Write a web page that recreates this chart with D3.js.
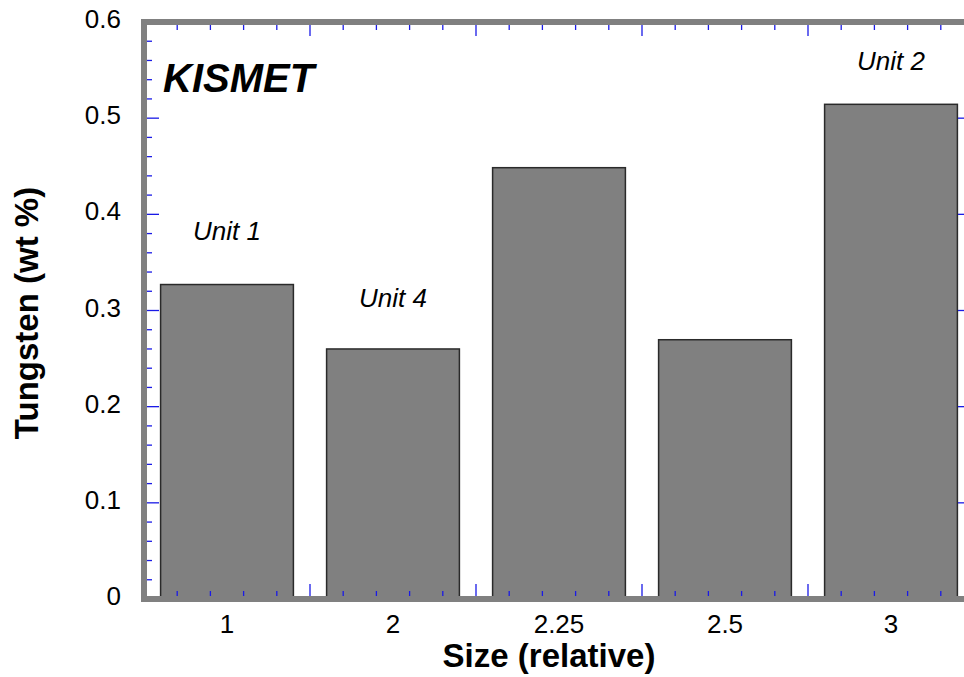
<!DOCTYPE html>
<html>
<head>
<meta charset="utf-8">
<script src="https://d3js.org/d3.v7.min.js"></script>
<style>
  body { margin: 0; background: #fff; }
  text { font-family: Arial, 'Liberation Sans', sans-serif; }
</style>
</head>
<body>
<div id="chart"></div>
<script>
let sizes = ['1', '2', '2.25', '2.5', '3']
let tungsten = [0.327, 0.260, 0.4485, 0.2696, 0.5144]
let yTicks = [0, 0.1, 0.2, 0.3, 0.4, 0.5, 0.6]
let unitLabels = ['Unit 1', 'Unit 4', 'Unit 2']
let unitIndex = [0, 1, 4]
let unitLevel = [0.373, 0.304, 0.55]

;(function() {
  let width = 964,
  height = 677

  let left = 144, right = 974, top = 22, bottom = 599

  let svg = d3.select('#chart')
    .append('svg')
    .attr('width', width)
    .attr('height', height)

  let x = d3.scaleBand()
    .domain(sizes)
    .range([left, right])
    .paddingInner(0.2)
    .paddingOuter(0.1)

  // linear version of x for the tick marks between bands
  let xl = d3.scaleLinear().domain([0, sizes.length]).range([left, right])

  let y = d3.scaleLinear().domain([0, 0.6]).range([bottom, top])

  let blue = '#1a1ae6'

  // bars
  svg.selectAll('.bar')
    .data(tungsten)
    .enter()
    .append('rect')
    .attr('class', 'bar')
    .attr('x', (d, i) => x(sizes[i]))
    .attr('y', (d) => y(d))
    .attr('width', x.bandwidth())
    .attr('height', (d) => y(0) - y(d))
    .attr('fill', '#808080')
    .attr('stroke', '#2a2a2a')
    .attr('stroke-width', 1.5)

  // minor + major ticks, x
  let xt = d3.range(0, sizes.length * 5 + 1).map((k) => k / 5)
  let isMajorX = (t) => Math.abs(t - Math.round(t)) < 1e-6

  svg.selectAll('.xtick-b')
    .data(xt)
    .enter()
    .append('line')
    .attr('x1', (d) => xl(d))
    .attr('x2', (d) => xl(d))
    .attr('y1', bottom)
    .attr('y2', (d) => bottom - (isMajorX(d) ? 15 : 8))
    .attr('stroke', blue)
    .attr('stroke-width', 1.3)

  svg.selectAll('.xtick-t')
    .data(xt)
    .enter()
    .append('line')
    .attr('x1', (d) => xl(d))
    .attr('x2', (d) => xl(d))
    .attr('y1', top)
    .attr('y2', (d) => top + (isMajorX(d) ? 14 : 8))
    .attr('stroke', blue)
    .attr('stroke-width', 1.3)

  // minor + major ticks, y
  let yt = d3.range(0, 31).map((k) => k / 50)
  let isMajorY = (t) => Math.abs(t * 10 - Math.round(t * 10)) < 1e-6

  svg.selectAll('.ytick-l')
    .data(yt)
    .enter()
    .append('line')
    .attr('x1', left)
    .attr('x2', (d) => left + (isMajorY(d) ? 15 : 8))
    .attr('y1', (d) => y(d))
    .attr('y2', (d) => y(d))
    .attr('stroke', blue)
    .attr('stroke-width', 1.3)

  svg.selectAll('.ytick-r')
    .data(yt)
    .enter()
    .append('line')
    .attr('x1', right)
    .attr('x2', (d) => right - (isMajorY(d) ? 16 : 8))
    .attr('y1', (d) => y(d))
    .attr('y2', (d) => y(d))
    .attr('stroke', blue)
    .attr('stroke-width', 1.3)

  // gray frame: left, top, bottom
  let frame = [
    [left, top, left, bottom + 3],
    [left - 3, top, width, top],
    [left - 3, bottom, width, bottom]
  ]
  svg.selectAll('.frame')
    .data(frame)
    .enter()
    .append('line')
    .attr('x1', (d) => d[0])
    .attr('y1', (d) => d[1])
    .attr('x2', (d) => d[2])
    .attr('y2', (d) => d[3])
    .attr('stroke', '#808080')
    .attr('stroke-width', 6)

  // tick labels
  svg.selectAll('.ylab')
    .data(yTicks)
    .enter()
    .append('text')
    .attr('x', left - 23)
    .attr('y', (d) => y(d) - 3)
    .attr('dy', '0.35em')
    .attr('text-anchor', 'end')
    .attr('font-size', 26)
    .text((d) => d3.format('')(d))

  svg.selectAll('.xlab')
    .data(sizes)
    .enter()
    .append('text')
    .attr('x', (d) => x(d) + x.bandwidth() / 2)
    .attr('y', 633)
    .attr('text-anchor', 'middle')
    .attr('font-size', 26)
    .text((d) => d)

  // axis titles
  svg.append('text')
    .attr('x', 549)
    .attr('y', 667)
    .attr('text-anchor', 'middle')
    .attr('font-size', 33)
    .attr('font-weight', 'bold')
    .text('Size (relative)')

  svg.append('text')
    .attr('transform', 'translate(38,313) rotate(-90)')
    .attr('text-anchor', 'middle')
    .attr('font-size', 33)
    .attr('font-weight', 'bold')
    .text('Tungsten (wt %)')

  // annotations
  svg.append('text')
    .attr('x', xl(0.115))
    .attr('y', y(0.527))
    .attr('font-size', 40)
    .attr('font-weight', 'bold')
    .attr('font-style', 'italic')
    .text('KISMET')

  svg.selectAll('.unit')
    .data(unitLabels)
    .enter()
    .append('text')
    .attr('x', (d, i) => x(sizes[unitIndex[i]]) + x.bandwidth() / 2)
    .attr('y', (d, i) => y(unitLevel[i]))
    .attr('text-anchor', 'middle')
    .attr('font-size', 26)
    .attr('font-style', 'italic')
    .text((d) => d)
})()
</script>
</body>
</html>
::::::::::
Exercise description:
Whenever "chart" turns up in a line, pick that line out.

Task solution:
Write a web page that recreates this chart with D3.js.
<div id="chart"></div>
  let svg = d3.select('#chart')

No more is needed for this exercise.